#FTOTD: Plazein

1. Limbo:
No time to pause and ponder
these days

2. Sighs:
Like farts,
A release for all unhappiness that cannot be contained

3. Intolerance:
An ascending scale for the negativity moving outwards

4. Sanity:
All that we’re losing

5. Alive:
Barely above death, just as not daring is barely above fear.

6. Opinions:
Because everybody only wants their voice to be heard in an increasingly disquiet 21st century

7. News:
As with print media, is dying – what is new, really, if the trending trends phase in and out even before we know it? Like the cycle of industrialisation and globalisation rolling from country to country, sector to sector

8. Morality:
Increasingly rare to find when everyone cheats or manipulates

9. Beliefs:
Or rather, dis-.

10. Asylum/Sanctuary:
Despite all the seeking, one can only find it within – because nowhere in this crumbling world is safe anymore. Maybe that’s why people go insane, their minds have drifted out of this world and shrivelled deeper in, whichever way you choose to see it. Or, like everything, they are, themselves, and oxymoron.

11. Jaded:
Whereas, jades are beautiful.

12. Thank goodness the door is dead,
for if it were human and family its cause of death would most likely be a full cardiac arrest from our irresponsible doings and taking it for granted, loosely slamming or banging it as and when we please.

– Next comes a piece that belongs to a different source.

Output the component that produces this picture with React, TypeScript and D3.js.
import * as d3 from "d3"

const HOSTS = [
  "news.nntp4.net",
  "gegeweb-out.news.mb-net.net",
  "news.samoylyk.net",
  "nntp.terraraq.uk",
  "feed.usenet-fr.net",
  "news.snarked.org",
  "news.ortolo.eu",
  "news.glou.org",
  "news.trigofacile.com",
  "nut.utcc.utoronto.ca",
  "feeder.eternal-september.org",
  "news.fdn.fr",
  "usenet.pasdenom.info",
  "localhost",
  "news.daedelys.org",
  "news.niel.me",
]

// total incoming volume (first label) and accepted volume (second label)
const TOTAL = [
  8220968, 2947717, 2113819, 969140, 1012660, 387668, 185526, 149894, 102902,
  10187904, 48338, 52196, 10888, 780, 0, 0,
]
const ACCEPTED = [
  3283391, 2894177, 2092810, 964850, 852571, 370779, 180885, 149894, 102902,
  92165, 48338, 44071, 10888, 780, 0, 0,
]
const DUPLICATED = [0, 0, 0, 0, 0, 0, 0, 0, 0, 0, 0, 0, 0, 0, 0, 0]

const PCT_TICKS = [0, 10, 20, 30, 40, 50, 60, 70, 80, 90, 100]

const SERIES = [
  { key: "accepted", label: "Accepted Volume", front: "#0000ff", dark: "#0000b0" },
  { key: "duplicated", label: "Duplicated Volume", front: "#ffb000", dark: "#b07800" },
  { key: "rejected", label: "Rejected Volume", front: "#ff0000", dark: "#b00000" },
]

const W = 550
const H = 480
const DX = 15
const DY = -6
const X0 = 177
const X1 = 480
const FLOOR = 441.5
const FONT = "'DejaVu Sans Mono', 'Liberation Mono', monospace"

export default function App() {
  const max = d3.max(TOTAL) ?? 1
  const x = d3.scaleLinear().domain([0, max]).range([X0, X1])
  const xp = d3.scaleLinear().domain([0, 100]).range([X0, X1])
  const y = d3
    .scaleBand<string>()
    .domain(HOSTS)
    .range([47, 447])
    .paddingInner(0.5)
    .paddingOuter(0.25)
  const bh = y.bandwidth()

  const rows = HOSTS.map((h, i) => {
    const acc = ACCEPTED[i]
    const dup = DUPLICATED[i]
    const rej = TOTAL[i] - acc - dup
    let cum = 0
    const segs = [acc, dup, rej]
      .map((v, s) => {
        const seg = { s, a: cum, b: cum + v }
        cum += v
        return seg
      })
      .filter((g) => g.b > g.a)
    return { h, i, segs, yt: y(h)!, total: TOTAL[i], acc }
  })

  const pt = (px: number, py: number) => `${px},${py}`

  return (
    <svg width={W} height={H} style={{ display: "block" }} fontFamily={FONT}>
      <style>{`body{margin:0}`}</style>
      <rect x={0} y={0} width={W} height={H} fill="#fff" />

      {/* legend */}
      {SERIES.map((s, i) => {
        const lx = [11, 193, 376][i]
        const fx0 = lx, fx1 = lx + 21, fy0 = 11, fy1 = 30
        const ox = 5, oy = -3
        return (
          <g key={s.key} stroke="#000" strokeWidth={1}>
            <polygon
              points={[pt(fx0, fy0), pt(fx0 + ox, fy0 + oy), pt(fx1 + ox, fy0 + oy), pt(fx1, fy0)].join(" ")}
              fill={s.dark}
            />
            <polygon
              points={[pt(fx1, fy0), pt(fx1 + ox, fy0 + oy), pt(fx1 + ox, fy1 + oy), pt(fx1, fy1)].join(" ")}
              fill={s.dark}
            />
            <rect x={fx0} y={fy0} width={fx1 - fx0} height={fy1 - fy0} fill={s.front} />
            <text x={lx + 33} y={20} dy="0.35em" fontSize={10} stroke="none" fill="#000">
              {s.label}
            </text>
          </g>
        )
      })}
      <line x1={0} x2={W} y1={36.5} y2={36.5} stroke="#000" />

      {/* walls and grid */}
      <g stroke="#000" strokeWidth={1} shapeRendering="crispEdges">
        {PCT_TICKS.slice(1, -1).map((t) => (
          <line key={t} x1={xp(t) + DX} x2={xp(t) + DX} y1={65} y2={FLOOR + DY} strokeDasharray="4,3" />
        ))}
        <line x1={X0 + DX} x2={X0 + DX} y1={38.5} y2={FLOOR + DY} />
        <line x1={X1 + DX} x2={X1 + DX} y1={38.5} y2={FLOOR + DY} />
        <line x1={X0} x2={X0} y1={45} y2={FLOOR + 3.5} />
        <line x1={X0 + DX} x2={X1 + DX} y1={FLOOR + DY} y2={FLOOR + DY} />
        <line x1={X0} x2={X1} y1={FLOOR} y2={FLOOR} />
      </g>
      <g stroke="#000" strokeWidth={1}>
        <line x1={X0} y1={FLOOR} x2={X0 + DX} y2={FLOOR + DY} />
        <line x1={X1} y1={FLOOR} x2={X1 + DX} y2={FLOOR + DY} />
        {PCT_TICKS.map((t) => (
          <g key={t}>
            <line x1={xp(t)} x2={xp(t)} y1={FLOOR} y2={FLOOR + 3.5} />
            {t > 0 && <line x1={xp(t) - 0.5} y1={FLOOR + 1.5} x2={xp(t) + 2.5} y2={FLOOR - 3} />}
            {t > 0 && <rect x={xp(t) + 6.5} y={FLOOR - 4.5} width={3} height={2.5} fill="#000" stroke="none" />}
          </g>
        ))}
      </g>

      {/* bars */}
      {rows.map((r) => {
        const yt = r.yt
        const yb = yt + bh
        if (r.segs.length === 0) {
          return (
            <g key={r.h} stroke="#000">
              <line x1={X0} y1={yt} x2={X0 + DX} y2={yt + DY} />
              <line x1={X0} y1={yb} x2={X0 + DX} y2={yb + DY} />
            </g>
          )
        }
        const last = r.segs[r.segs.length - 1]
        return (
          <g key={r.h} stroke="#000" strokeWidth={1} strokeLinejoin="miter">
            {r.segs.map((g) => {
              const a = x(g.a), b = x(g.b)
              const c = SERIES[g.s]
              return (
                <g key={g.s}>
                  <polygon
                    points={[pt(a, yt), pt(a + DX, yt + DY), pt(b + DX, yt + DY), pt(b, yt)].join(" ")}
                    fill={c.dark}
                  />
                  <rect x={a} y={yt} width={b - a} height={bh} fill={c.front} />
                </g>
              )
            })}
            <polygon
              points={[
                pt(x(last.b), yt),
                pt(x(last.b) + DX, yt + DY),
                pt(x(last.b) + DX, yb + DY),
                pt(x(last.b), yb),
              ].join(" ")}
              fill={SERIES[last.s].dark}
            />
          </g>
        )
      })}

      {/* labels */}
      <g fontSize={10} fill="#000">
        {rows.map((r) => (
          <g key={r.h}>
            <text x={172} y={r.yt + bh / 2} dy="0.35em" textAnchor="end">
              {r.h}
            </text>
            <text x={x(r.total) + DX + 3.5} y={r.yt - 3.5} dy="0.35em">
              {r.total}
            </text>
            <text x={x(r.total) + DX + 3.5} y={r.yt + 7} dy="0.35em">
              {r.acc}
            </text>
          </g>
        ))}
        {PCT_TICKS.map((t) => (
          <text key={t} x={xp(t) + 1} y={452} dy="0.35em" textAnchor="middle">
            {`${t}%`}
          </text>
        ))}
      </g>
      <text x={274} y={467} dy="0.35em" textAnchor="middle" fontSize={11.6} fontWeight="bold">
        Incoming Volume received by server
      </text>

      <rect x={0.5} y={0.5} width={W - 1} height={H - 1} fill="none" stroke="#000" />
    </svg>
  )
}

Nothing matters anymore, really – ‘packing’ is the priority, not education. ‘you’ don’t matter, others do. your indecision is because of the decision that has been imposed. the more you want a reaction – even one driven by fear – my indifference and disdain will only grow. the ones you love the ones you push away, further. and one day should you realise that your skipping stones no longer create a ripple in still waters, you might realise that others have gone too far away – so much that they might never come back.

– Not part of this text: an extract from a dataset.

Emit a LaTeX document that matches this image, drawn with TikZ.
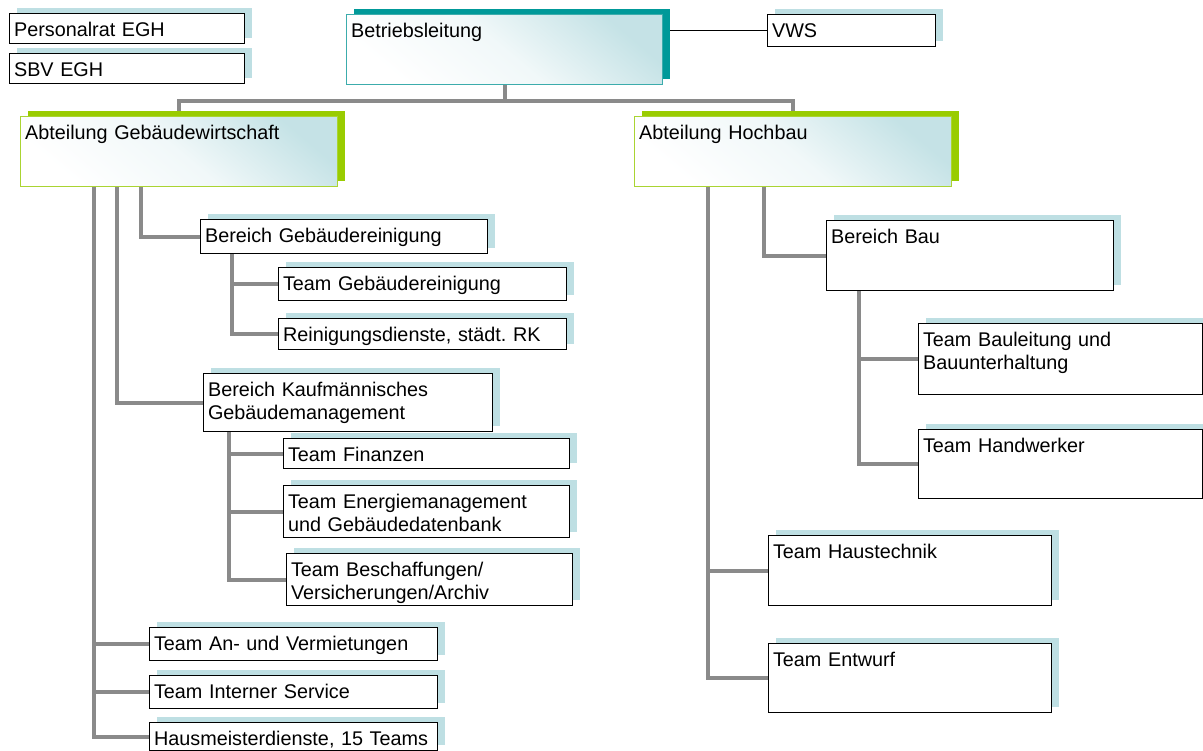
\documentclass[tikz,border=0pt]{standalone}
\usepackage{fontspec}
\setmainfont{Liberation Sans}
\usetikzlibrary{shadows,backgrounds}
\definecolor{paleblue}{RGB}{190,223,227}
\definecolor{tealdark}{RGB}{0,153,153}
\definecolor{tealline}{RGB}{60,172,172}
\definecolor{limegreen}{RGB}{153,204,0}
\definecolor{limeline}{RGB}{170,212,50}
\definecolor{linkgray}{RGB}{138,138,138}
\newcommand\orgfont{\fontsize{19.8}{23}\selectfont\frenchspacing}
\tikzset{
  cell/.style={anchor=north west,inner xsep=4.5pt,inner ysep=0pt,align=left,
    text height=22.5pt,line width=1.1pt,font=\orgfont},
  unit/.style={cell,draw=black,fill=white,
    drop shadow={shadow xshift=7pt,shadow yshift=6pt,fill=paleblue,opacity=1}},
  head/.style 2 args={cell,draw=#1,line width=1.3pt,bottom color=white,top color=paleblue!90,
    middle color=paleblue!22,shading angle=-40,
    drop shadow={shadow xshift=7pt,shadow yshift=6pt,fill=#2,opacity=1}},
  tie/.style={draw=linkgray,line width=4pt},
  wire/.style={draw=black,line width=1pt},
}
\begin{document}
\begin{tikzpicture}[x=1pt,y=-1pt]
\useasboundingbox (0,0) rectangle (1203,751);
\node[unit,text width=226pt,text depth=7.5pt] (pr) at (9,13) {Personalrat EGH};
\node[unit,text width=226pt,text depth=7.5pt] (sbv) at (9,53) {SBV EGH};
\node[head={tealline}{tealdark},text width=307pt,text depth=47.5pt] (bl) at (346,14) {Betriebsleitung};
\node[unit,text width=159pt,text depth=9.5pt] (vws) at (767,14) {VWS};
\node[head={limeline}{limegreen},text width=308pt,text depth=47.5pt] (gw) at (20,116) {Abteilung Gebäudewirtschaft};
\node[head={limeline}{limegreen},text width=308pt,text depth=47.5pt] (hb) at (634,116) {Abteilung Hochbau};
\node[unit,text width=278pt,text depth=11.5pt] (bgr) at (200,219) {Bereich Gebäudereinigung};
\node[unit,text width=279pt,text depth=10.5pt] (tgr) at (278,267) {Team Gebäudereinigung};
\node[unit,text width=279pt,text depth=8.5pt] (rk) at (278,318) {Reinigungsdienste, städt. RK};
\node[unit,text width=280pt,text depth=35.5pt] (bkg) at (203,373) {Bereich Kaufmännisches\\Gebäudemanagement};
\node[unit,text width=277pt,text depth=7.5pt] (tfi) at (283,438) {Team Finanzen};
\node[unit,text width=277pt,text depth=29.5pt] (tem) at (283,485) {Team Energiemanagement\\und Gebäudedatenbank};
\node[unit,text width=277pt,text depth=29.5pt] (tbe) at (286,553) {Team Beschaffungen/\\Versicherungen/Archiv};
\node[unit,text width=279pt,text depth=10.5pt] (tav) at (149,627) {Team An- und Vermietungen};
\node[unit,text width=279pt,text depth=10.5pt] (tis) at (149,675) {Team Interner Service};
\node[unit,text width=279pt,text depth=5.5pt] (hmd) at (149,722) {Hausmeisterdienste, 15 Teams};
\node[unit,text width=278pt,text depth=47.5pt] (bb) at (826,220) {Bereich Bau};
\node[unit,text width=275pt,text depth=48.5pt] (tbl) at (918,323) {Team Bauleitung und\\Bauunterhaltung};
\node[unit,text width=275pt,text depth=46.5pt] (thw) at (918,429) {Team Handwerker};
\node[unit,text width=274pt,text depth=47.5pt] (tht) at (768,535) {Team Haustechnik};
\node[unit,text width=274pt,text depth=46.5pt] (ten) at (768,643) {Team Entwurf};
\coordinate (gwa) at ([xshift=74pt]gw.south west);
\coordinate (gwb) at ([xshift=97pt]gw.south west);
\coordinate (gwc) at ([xshift=121pt]gw.south west);
\coordinate (bgrs) at ([xshift=32pt]bgr.south west);
\coordinate (bkgs) at ([xshift=26pt]bkg.south west);
\coordinate (hba) at ([xshift=74pt]hb.south west);
\coordinate (hbb) at ([xshift=130pt]hb.south west);
\coordinate (bbs) at ([xshift=33pt]bb.south west);
\begin{scope}[on background layer]
\fill[white] (0,0) rectangle (1203,751);
\draw[tie] (bl.south) -- ++(0,16) coordinate (bus);
\draw[tie] (gw.north) |- (bus) -| (hb.north);
\draw[tie] (gwc) |- (bgr.west);
\draw[tie] (gwb) |- (bkg.west);
\draw[tie] (gwa) |- (hmd.west) (gwa |- tav.west) -- (tav.west) (gwa |- tis.west) -- (tis.west);
\draw[tie] (bgrs) |- (rk.west) (bgrs |- tgr.west) -- (tgr.west);
\draw[tie] (bkgs) |- (tbe.west) (bkgs |- tfi.west) -- (tfi.west) (bkgs |- tem.west) -- (tem.west);
\draw[tie] (hbb) |- (bb.west);
\draw[tie] (hba) |- (ten.west) (hba |- tht.west) -- (tht.west);
\draw[tie] (bbs) |- (thw.west) (bbs |- tbl.west) -- (tbl.west);
\draw[wire] (vws.west) -- (vws.west -| bl.east);
\end{scope}
\end{tikzpicture}
\end{document}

This year, like all others, sucked.
For a long time i have not been filled with such an immense dread ‘going home’ – so much to the extent that i yearn to never go home if i could.
(house, actually, because i can’t recognise home anymore – lights do not guide me there; it is the obligations to fulfil that leaves me dragging my reluctant feet back the same stretch of road, to the house on the left.

Silent wails

Drowned out by the pouring water from the shower head.

What was there to be sad about – amidst being blessed in abundance with friendships, constant company, and a satisfying weekend with the sister?

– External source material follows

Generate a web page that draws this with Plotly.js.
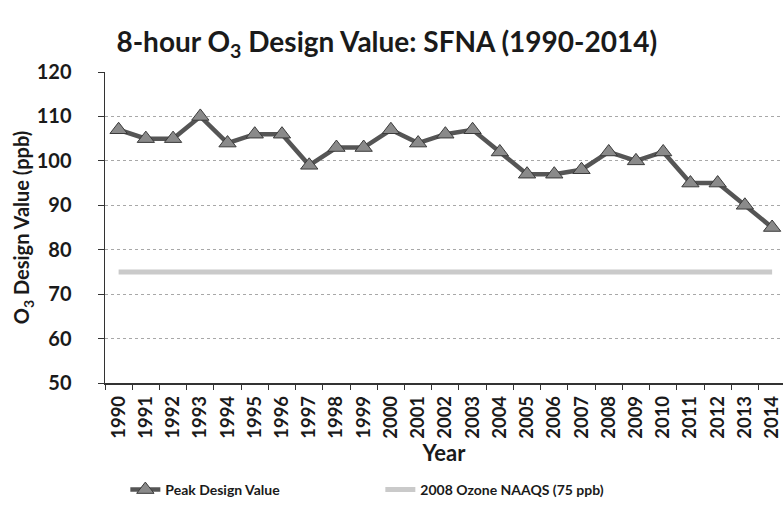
<!DOCTYPE html>
<html>
<head>
<meta charset="utf-8">
<script src="https://cdn.plot.ly/plotly-3.0.1.min.js"></script>
<style>html,body{margin:0;padding:0;background:#fff;}#chart{width:783px;height:514px;}</style>
</head>
<body>
<div id="chart"></div>
<script>
const years = ['1990','1991','1992','1993','1994','1995','1996','1997','1998','1999','2000','2001','2002','2003','2004','2005','2006','2007','2008','2009','2010','2011','2012','2013','2014'];
const peakDesignValue = [107,105,105,110,104,106,106,99,103,103,107,104,106,107,102,97,97,98,102,100,102,95,95,90,85];
const naaqs2008 = [75,75,75,75,75,75,75,75,75,75,75,75,75,75,75,75,75,75,75,75,75,75,75,75,75];
const yTicks = [50,60,70,80,90,100,110,120];

const FONT = 'Lato, "Open Sans", sans-serif';

const traces = [
  {
    x: years, y: peakDesignValue, type: 'scatter', mode: 'lines+markers',
    name: '<b>Peak Design Value</b>',
    line: {color: '#555555', width: 4.5},
    marker: {symbol: 'triangle-up', size: 15, color: '#8a8a8a', line: {color: '#3a3a3a', width: 1}}
  },
  {
    x: years, y: naaqs2008, type: 'scatter', mode: 'lines',
    name: '<b>2008 Ozone NAAQS (75 ppb)</b>',
    line: {color: '#cacaca', width: 5}
  }
];

const layout = {
  width: 783, height: 514,
  margin: {l: 105, r: 0, t: 72, b: 131},
  paper_bgcolor: '#fff', plot_bgcolor: '#fff',
  font: {family: FONT, color: '#1a1a1a'},
  showlegend: true,
  title: {
    text: '<b>8-hour O<sub>3</sub> Design Value: SFNA (1990-2014)</b>',
    font: {family: FONT, size: 28, color: '#1a1a1a'},
    x: 0.494, xref: 'container', xanchor: 'center', y: 0.918, yanchor: 'middle'
  },
  xaxis: {
    type: 'category', categoryorder: 'array', categoryarray: years,
    range: [-0.5, 24.4],
    tickvals: years, ticktext: years.map(v => '<b>' + v + '</b>'),
    tickangle: -90, tickfont: {family: FONT, size: 18.5, color: '#1a1a1a'},
    ticks: 'outside', ticklen: 5, tickcolor: '#333', tickson: 'boundaries',
    ticklabelstandoff: 4,
    showline: true, linecolor: '#333', linewidth: 1.5,
    showgrid: false, zeroline: false,
    title: {text: '<b>Year</b>', font: {family: FONT, size: 22, color: '#1a1a1a'}, standoff: 6}
  },
  yaxis: {
    range: [50, 120], tickvals: yTicks, ticktext: yTicks.map(v => '<b>' + v + '</b>'),
    tickfont: {family: FONT, size: 20, color: '#1a1a1a'},
    ticks: 'outside', ticklen: 6, tickcolor: '#333', ticklabelstandoff: 22,
    showline: true, linecolor: '#333', linewidth: 1.5,
    showgrid: true, gridcolor: '#a8a8a8', gridwidth: 1, griddash: 'dot',
    zeroline: false,
    title: {text: '<b>O<sub>3</sub> Design Value (ppb)</b>', font: {family: FONT, size: 20, color: '#1a1a1a'}, standoff: 0}
  },
  legend: {
    orientation: 'h', x: 0.03, xanchor: 'left', y: -0.344, yanchor: 'middle',
    font: {family: FONT, size: 14, color: '#1a1a1a'},
    entrywidth: 210, entrywidthmode: 'pixels', itemwidth: 30,
    bgcolor: 'rgba(0,0,0,0)'
  }
};

Plotly.newPlot('chart', traces, layout, {displayModeBar: false, staticPlot: true});
</script>
</body>
</html>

this is perhaps ironic – but earlier this evening – stopping to ponder: all i wanted was to be alone. the images are back, flashes of a trail before me, of tramping a journey alone.
I guess that is something i really want, now.

I don’t quite understand myself either – for half the year when my friends have been away, i yearned for them so badly. and now that they were back, i simply wanted isolation -? how odd, something isn’t right either.

perhaps it’s a loose screw that’s fallen off the tin man in Oz. but the constant meet ups with people each week – and mandatory family communication – and false little talks with those at work is stunting towards being tiresome, exhausting. And yet i go on. i try to retain some optimism and hope for others not to lose theirs.

this week, i got to meet Addeh, Elisa, Nicky and Skype-d Ong Yi.
While trying to clear the mounting piles of workload, it feels like i, too, am digging dipper into a grave consisting a stash of jade.

these people. they’re like the patronus. the ones who guide a part of your soul back to you. exhausting as it is – i wouldn’t be where i am without them. so – no matter how drained and time crunched it is, i’m content and blessed for the chance to meet up with them.

A little piece of heaven, no more

so this just happened:
for awhile now, at the place i am working at, i like to go one floor up to have my breakfast while admiring the view of trees and greenery that stretch out into a distance. consider it time off from hours of staring strenuously at the computer. this area is just outside the Save the Children office (who owns the whole floor).

it’s about a month since this has been going on, and whenever expats walk in and out to the pantry and the restroom they are always very warm, and a mutual “good morning” is exchanged almost immediately.

however, today was different: as we were eating our food, one of the local staff came out to tell us off that the whole floor (including the area outside the toilet and their pantry) was off limits i.e. we don’t want to see you up here ever again. shortly after, another lady (local, too) came out to repeat what her colleague said earlier on, emphasising that they’ve “got the whole area covered”.

i don’t think i’ve ever been this upset in awhile, or i try not to.
i find it odd – there is no one there to appreciate the abundant flora and fauna given the best view. i’ve spotted hornbills and bird nests which would have been otherwise rare to see over here. and something so free and basic as to inhaling nature is something that we are restricted from. that place momentarily takes things off the mind, is there naught at all for sharing?

it is strange – how do they define children who needs saving? the last few weeks have left me more baffled than before, and today, nonetheless. Are people in NGOs truly kind, or are they simply taking up a job that requires them to be *seemingly* kind?

Are we not children to be saved, too?